Lauren Carter is the author of four books: the poetry collections Lichen Bright and Following Sea and the novels Swarm and This Has Nothing To Do With You (forthcoming September 7, 2019). Her long poem “Island Clearances” won first prize in the 2014 ROOM Poetry Competition, and she has twice been longlisted for the CBC Poetry Prize. Her prose has won the Prairie Fire fiction prize and been selected for Best Canadian Stories (ed. John Metcalf), longlisted for CBC Canada Reads, and nominated for the Journey Prize and the Giller Award. She blogs regularly about writing and life at www.laurencarter.ca
Photo credit: Jason Mills
How did you first engage with poetry?
My parents both trained as high school English teachers and were readers, so we had a lot of books in my house, including a fat, clothe-bound, blue hardcover book containing the big names of The European Canon. Wordsworth, Keats, Hardy, etcetera.
I would read these poems to myself, often out loud, and loved the truly romantic, moody lyricism and sense of them.
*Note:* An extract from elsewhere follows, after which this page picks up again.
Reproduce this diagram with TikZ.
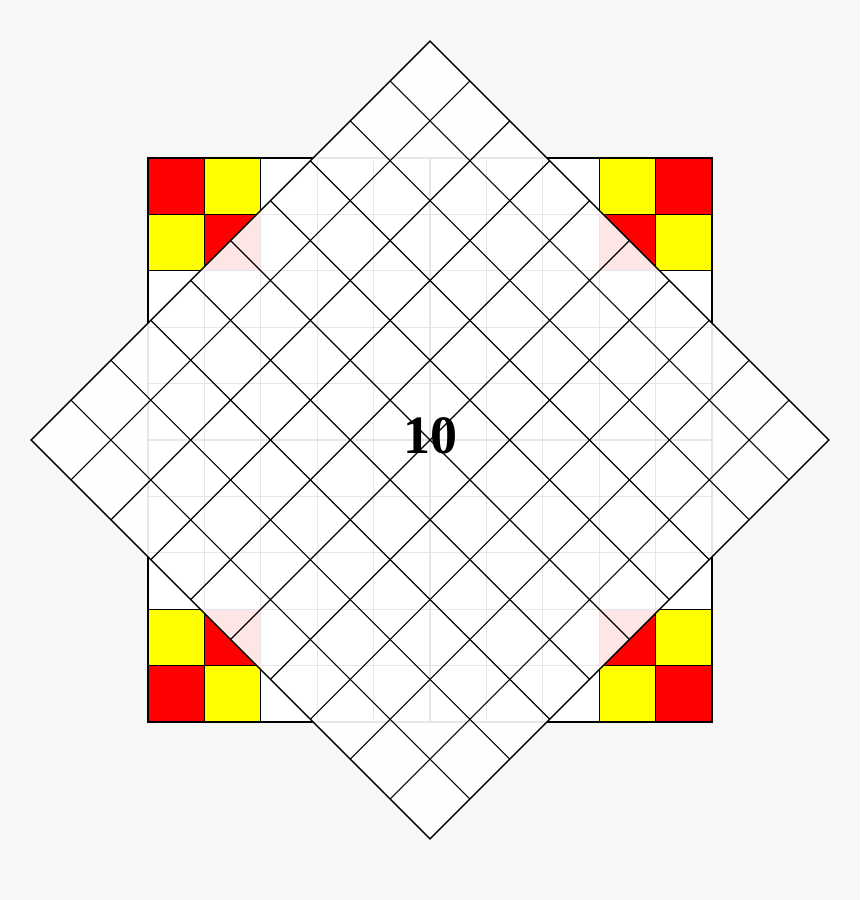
\documentclass[tikz,border=0pt]{standalone}
\usepackage{fontspec}
\setmainfont{Liberation Serif}
\definecolor{bggray}{RGB}{247,247,247}
\definecolor{cred}{RGB}{255,0,0}
\definecolor{cyel}{RGB}{255,255,0}
\tikzset{
  cellred/.style={fill=cred,draw=black,line width=1.2pt},
  cellyellow/.style={fill=cyel,draw=black,line width=1.2pt},
  gridline/.style={draw=black,line width=1.1pt},
  veil/.style={fill=white,fill opacity=0.9},
  label/.style={font=\fontsize{54}{60}\selectfont\bfseries,inner sep=0pt}
}
\begin{document}
\begin{tikzpicture}[x=1pt,y=-1pt]
\fill[bggray] (0,0) rectangle (860,900);
\useasboundingbox (0,0) rectangle (860,900);
\begin{scope}[shift={(148,158)},x=56.4pt,y=-56.4pt]
  % base square
  \fill[white] (0,0) rectangle (10,10);
  \foreach \i/\j in {0/0,1/1,8/1,9/0,1/8,0/9,8/8,9/9}
    \path[cellred] (\i,\j) rectangle +(1,1);
  \foreach \i/\j in {1/0,0/1,8/0,9/1,0/8,1/9,8/9,9/8}
    \path[cellyellow] (\i,\j) rectangle +(1,1);
  \begin{scope}
    \clip (5,-2.0711) -- (12.0711,5) -- (5,12.0711) -- (-2.0711,5) -- cycle;
    \foreach \k in {1,...,9} {
      \draw[gridline] (\k,0) -- (\k,10);
      \draw[gridline] (0,\k) -- (10,\k);
    }
  \end{scope}
  \draw[line width=1.4pt] (0,0) rectangle (10,10);
  % rotated square
  \begin{scope}[shift={(5,5)},rotate=45]
    \path[veil] (-5,-5) rectangle (5,5);
    \foreach \k in {-4,...,4} {
      \draw[gridline] (\k,-5) -- (\k,5);
      \draw[gridline] (-5,\k) -- (5,\k);
    }
    \draw[line width=1.4pt] (-5,-5) rectangle (5,5);
  \end{scope}
  \node[label] (num) at (5,4.93) {10};
\end{scope}
\end{tikzpicture}
\end{document}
The wind was a torrent of darkness among the gusty trees / The moon was a ghostly galleon tossed upon cloudy seas...
I started writing my own poems in imitation but then, one afternoon, I cracked open a book in my high school library to discover Susan Musgrave. I wish I could remember what poem of hers I read that day but the imagery floored me.
It made me realize that so much more was possible in terms of using poetry to build an evocative sense of emotion. It was almost like it gave me permission to tell the truth. The floodgates opened and my first poem was published in a now-defunct Saskatchewan literary journal located through the Writers' Market when I was 18.
Some of those early poems, written in my late teens and 20s, I still think of as my best work.